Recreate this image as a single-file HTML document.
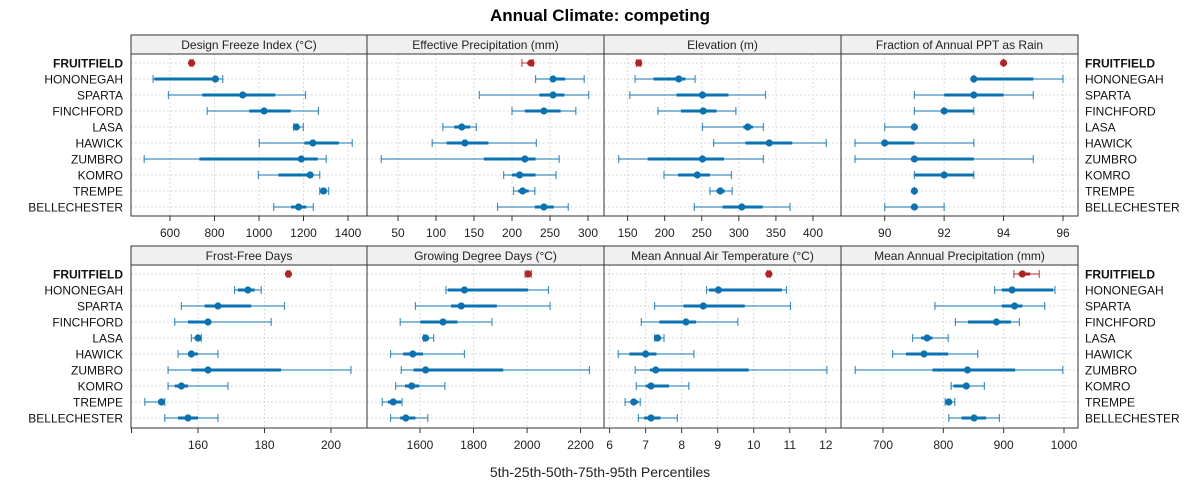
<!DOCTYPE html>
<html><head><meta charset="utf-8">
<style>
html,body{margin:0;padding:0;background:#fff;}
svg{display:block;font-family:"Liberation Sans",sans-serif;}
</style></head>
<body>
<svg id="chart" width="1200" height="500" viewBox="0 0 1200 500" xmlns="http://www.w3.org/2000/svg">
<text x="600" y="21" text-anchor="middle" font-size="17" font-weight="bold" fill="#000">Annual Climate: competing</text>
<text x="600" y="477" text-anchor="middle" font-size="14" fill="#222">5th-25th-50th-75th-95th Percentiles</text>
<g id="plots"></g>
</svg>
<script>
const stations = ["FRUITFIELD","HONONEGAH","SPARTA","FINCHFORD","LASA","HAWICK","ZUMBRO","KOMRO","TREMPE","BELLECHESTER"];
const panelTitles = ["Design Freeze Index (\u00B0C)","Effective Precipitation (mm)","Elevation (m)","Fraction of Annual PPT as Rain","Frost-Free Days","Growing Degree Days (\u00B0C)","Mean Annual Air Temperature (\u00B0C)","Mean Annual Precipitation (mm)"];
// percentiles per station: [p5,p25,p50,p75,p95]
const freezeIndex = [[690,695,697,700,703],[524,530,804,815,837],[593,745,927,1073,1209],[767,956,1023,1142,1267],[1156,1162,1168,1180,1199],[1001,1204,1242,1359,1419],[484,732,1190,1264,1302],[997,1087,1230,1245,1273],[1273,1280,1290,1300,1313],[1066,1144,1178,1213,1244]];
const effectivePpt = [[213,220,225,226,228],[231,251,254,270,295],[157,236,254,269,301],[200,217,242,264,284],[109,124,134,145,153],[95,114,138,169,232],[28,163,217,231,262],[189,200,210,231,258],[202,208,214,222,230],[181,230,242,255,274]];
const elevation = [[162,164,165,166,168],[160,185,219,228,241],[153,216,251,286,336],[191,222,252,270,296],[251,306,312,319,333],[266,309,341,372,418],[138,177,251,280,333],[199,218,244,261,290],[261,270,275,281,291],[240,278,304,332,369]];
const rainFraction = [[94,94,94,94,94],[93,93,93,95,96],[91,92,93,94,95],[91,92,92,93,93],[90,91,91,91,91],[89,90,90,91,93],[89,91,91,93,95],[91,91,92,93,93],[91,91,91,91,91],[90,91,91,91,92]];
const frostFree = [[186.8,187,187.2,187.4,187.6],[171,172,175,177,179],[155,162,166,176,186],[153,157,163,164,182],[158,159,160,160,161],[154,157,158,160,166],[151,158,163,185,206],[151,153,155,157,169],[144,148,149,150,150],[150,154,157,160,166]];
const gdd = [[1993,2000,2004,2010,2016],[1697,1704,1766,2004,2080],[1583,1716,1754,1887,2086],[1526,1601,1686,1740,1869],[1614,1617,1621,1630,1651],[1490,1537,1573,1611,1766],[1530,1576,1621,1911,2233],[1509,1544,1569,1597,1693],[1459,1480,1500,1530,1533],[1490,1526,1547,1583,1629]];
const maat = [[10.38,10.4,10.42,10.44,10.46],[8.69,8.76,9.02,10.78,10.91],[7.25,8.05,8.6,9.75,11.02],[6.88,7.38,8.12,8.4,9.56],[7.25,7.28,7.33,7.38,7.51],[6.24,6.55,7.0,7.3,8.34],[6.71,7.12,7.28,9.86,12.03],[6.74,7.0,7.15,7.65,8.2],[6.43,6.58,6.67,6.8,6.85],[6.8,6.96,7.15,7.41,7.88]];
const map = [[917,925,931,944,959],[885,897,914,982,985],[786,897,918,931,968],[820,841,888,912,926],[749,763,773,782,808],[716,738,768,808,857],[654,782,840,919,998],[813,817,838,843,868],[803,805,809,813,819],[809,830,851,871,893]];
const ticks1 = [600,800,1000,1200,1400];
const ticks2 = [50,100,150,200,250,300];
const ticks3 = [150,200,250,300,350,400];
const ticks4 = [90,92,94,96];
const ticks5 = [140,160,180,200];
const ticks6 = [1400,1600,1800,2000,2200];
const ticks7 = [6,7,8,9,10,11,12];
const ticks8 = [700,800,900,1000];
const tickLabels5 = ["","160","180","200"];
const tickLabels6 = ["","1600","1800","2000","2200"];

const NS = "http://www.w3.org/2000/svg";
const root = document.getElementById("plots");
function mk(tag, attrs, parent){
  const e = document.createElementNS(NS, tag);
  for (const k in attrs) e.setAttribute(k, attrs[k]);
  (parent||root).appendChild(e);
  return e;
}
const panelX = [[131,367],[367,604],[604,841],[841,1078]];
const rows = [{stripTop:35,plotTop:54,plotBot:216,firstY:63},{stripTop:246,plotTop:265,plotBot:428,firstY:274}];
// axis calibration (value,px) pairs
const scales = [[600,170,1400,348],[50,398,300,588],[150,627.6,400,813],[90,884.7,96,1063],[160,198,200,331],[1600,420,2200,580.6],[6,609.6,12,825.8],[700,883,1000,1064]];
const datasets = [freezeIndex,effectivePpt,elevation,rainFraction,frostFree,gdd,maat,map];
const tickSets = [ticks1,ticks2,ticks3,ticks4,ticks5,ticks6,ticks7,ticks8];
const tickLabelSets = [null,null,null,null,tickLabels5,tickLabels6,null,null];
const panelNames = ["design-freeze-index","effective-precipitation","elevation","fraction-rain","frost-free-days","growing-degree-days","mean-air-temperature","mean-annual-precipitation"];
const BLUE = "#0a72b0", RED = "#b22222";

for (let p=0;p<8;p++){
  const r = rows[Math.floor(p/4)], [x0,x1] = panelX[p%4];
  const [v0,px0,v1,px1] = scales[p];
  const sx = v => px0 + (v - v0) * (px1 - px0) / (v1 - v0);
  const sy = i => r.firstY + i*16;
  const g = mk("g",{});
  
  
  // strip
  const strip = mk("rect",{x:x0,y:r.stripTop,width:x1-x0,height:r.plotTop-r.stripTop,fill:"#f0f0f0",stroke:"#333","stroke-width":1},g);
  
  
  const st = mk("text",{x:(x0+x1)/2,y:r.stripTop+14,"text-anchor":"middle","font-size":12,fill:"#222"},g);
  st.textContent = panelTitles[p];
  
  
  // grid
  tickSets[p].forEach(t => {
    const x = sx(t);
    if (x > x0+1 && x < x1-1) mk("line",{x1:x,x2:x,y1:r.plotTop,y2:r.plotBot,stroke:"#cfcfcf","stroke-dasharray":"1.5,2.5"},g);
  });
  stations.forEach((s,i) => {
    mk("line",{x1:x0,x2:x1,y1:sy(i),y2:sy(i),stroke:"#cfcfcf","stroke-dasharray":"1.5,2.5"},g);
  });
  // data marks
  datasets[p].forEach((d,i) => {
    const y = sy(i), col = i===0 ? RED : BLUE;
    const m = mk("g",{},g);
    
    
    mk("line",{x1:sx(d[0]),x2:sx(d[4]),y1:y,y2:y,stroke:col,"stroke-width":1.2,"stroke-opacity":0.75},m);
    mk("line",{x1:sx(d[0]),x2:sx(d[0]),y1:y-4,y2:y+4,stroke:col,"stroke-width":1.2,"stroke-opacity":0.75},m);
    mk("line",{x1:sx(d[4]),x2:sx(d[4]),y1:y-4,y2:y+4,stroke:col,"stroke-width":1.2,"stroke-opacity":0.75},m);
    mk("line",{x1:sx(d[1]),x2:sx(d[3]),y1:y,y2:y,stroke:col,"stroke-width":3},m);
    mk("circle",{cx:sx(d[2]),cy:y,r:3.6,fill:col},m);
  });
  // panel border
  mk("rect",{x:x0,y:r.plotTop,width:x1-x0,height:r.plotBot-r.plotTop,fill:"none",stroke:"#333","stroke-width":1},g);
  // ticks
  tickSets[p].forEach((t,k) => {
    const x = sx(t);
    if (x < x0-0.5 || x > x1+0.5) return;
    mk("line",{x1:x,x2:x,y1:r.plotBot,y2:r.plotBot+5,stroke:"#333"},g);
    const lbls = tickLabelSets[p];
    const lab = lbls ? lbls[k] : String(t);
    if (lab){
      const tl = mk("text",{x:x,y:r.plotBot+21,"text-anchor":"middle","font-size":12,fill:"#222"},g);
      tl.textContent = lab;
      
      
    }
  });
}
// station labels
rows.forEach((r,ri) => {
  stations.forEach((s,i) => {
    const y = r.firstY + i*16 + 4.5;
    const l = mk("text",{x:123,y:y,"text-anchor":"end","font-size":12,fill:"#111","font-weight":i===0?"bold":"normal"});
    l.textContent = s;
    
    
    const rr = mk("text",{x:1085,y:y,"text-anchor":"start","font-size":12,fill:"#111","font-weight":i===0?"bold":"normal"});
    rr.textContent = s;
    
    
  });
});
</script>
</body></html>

> _REQUIREMENT_: Find how many lines in the listing contain the word "document" and give that count alone.

> _THE ANSWER_: 3